After the abolition of the “panidari” system in 1991, the local mafias became the new zamindars and started collecting arbitrary taxes. Not only do they control the leasing business, but they also extort exorbitant charges from the poor fisherfolk.


Meanwhile, identity cards are issued by the state to the fisher folk to lessen their exploitation, but these also entail problems. They are issued only through cooperatives, and hence restricted to members only. And getting the membership, too, entails exploitation. Further, the system, which is confined to traditional fisher folk, imposes area restrictions. The fisherfolk from one place cannot venture into another place for fishing. The people of Kagzi Tola have refused to accept the cards till the area restrictions and block demarcations are removed.

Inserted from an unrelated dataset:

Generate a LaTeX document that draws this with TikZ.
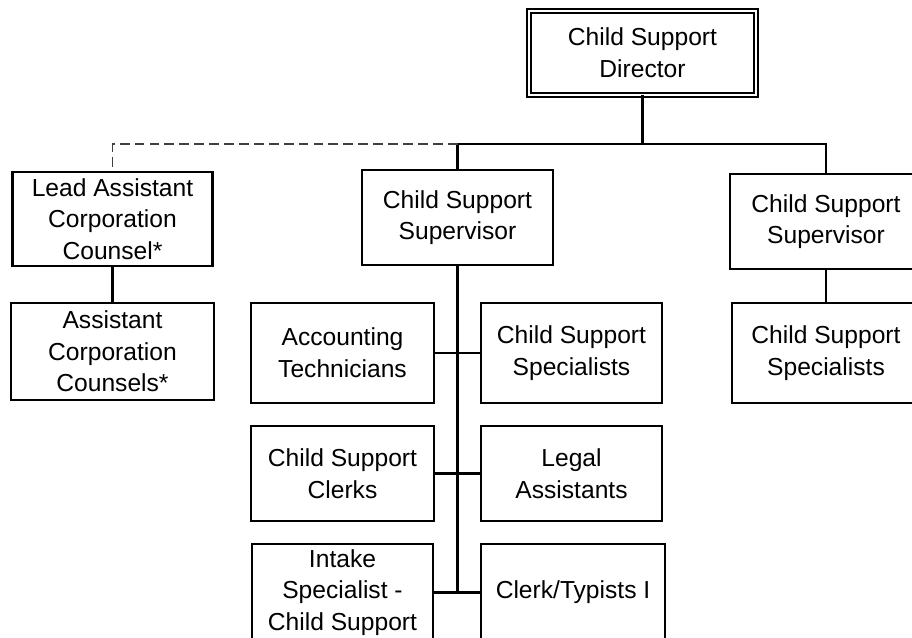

Steps Taken by GMA Since 1991

  • In the year 2004, GMA, under the banner of Jal Shramik Sangh, started a movement against the exploitation of the fisher people. The protest soon spread to large parts of the Bhagalpur district. Apart from the true abolition of panidari, the protestors sought a ban on using cloth nets and killing of spawn.
  • GMA activists, many of whom have been local fishers, also felt that the Farakka barrage should be removed as it had caused siltation and obstructed free movement of river water and fish, leading to a sharp decline of fish stock including hilsa.
  • GMA also expressed concern over the rapid pollution to the river and urged the government to take some concrete steps immediately instead of announcing mambo-jumbo projects. According to GMA activists, the Government has planned many projects for making the river free from pollution but there is not a single measure to make the river pollution-free from from Buxar, the point where Ganga enters into Bihar and Rajmahal where it leaves Jharkhand.
  • GMA urged the government to start various welfare schemes for the fisher people and others dependent on river Ganga.